* _What is asked_
Your task is to retype the lines between the line with "Emit a web page" and the line with "ctx.strokeRect(a.left, a.top, a.right", inclusive. Copy no pictures and no other lines.

Records with drawing code:
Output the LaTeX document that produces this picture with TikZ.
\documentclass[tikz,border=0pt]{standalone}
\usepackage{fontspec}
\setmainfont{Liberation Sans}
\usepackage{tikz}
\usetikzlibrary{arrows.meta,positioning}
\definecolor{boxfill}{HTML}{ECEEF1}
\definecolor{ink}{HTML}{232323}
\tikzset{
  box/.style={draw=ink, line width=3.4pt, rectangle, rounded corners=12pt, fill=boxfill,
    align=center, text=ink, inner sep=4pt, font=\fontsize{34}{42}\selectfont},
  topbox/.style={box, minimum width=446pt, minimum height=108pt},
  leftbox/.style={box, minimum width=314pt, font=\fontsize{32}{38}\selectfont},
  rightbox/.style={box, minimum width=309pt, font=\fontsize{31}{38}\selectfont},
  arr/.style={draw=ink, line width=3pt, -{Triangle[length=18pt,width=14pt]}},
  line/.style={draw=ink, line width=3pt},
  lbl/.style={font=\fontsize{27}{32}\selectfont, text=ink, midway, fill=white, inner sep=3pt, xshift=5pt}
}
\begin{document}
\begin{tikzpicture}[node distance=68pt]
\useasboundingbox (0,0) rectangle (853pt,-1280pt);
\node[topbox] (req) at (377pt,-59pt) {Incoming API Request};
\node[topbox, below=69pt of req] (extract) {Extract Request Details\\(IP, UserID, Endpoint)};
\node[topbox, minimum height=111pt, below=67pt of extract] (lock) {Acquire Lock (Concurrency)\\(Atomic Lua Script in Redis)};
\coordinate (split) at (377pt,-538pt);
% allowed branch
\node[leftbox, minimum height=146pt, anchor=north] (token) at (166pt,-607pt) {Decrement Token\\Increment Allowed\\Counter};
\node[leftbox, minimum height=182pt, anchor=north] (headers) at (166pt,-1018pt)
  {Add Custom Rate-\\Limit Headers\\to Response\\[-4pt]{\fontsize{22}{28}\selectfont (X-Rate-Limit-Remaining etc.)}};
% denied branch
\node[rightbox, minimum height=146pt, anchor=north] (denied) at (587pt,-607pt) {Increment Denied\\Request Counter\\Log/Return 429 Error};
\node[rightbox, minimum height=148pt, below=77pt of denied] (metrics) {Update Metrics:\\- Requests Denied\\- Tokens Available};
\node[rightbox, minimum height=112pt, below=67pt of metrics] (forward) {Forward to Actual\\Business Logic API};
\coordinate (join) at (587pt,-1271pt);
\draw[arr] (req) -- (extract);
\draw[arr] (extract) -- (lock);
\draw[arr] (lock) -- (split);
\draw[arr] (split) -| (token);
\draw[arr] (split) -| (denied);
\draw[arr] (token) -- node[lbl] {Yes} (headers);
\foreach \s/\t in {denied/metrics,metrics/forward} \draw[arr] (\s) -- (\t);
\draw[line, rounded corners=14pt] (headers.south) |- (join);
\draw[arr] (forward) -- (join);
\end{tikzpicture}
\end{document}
==
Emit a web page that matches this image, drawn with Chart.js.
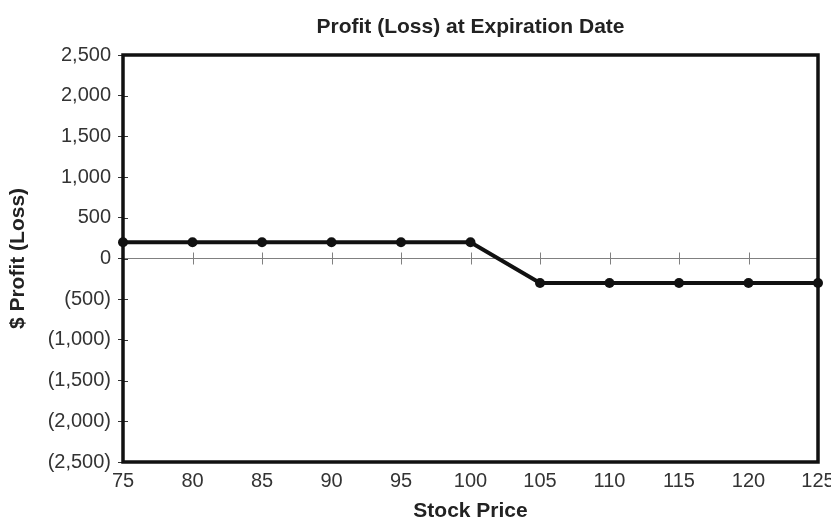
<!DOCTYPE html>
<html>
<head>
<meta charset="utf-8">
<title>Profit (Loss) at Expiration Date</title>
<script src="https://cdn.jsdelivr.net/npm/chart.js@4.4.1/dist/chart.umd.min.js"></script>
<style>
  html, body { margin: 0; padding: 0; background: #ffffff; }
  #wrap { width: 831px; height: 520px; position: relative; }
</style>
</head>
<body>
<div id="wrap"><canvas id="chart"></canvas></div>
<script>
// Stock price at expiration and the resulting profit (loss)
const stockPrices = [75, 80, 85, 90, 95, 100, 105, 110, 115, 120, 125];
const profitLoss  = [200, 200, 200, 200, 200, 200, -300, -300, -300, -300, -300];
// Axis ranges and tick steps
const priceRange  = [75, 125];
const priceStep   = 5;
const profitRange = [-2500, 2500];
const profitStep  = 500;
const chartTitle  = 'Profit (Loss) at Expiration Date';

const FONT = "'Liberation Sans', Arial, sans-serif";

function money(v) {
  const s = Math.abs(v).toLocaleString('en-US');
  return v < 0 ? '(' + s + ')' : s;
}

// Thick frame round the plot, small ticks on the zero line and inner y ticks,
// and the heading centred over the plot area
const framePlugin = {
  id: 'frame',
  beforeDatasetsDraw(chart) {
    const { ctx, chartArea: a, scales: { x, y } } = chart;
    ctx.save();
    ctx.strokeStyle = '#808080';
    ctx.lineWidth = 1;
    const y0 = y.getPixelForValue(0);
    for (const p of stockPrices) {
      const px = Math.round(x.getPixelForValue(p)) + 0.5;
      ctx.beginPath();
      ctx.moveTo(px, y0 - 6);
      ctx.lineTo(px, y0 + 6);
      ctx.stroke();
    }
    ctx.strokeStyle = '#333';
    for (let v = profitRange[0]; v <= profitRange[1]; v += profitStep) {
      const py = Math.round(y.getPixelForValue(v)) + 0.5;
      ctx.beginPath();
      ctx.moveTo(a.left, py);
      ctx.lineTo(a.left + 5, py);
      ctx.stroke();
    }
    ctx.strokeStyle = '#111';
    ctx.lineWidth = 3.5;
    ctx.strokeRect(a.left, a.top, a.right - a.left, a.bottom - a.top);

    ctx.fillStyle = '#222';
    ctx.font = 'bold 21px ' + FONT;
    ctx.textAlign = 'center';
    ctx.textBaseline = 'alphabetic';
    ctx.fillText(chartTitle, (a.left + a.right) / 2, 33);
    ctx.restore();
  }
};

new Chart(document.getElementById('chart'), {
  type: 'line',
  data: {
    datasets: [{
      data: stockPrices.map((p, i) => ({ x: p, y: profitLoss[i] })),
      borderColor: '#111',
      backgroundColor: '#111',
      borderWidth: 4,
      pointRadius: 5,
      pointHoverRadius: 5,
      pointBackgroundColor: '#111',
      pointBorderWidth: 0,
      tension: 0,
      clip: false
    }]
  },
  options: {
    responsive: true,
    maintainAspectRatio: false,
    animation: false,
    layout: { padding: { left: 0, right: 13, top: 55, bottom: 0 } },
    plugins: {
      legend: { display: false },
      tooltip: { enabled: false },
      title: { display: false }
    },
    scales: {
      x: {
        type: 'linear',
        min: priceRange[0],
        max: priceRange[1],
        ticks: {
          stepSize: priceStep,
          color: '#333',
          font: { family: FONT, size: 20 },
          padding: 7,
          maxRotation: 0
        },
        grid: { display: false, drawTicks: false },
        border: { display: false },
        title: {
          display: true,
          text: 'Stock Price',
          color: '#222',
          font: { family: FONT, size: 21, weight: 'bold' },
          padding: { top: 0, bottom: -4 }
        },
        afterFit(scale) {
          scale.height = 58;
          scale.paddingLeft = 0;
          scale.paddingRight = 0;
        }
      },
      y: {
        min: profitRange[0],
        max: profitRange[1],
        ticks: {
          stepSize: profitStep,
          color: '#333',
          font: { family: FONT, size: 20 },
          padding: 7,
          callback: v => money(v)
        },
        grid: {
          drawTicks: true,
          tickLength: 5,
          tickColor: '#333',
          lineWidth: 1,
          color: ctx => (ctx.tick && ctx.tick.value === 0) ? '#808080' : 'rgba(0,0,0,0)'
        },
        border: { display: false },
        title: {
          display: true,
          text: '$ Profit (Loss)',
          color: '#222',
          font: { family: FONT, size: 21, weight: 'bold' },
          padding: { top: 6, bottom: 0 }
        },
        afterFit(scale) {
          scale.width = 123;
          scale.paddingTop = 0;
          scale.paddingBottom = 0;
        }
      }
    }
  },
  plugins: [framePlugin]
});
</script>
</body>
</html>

* _Solution to this problem_
Emit a web page that matches this image, drawn with Chart.js.
<!DOCTYPE html>
<html>
<head>
<meta charset="utf-8">
<title>Profit (Loss) at Expiration Date</title>
<script src="https://cdn.jsdelivr.net/npm/chart.js@4.4.1/dist/chart.umd.min.js"></script>
<style>
  html, body { margin: 0; padding: 0; background: #ffffff; }
  #wrap { width: 831px; height: 520px; position: relative; }
</style>
</head>
<body>
<div id="wrap"><canvas id="chart"></canvas></div>
<script>
// Stock price at expiration and the resulting profit (loss)
const stockPrices = [75, 80, 85, 90, 95, 100, 105, 110, 115, 120, 125];
const profitLoss  = [200, 200, 200, 200, 200, 200, -300, -300, -300, -300, -300];
// Axis ranges and tick steps
const priceRange  = [75, 125];
const priceStep   = 5;
const profitRange = [-2500, 2500];
const profitStep  = 500;
const chartTitle  = 'Profit (Loss) at Expiration Date';

const FONT = "'Liberation Sans', Arial, sans-serif";

function money(v) {
  const s = Math.abs(v).toLocaleString('en-US');
  return v < 0 ? '(' + s + ')' : s;
}

// Thick frame round the plot, small ticks on the zero line and inner y ticks,
// and the heading centred over the plot area
const framePlugin = {
  id: 'frame',
  beforeDatasetsDraw(chart) {
    const { ctx, chartArea: a, scales: { x, y } } = chart;
    ctx.save();
    ctx.strokeStyle = '#808080';
    ctx.lineWidth = 1;
    const y0 = y.getPixelForValue(0);
    for (const p of stockPrices) {
      const px = Math.round(x.getPixelForValue(p)) + 0.5;
      ctx.beginPath();
      ctx.moveTo(px, y0 - 6);
      ctx.lineTo(px, y0 + 6);
      ctx.stroke();
    }
    ctx.strokeStyle = '#333';
    for (let v = profitRange[0]; v <= profitRange[1]; v += profitStep) {
      const py = Math.round(y.getPixelForValue(v)) + 0.5;
      ctx.beginPath();
      ctx.moveTo(a.left, py);
      ctx.lineTo(a.left + 5, py);
      ctx.stroke();
    }
    ctx.strokeStyle = '#111';
    ctx.lineWidth = 3.5;
    ctx.strokeRect(a.left, a.top, a.right - a.left, a.bottom - a.top);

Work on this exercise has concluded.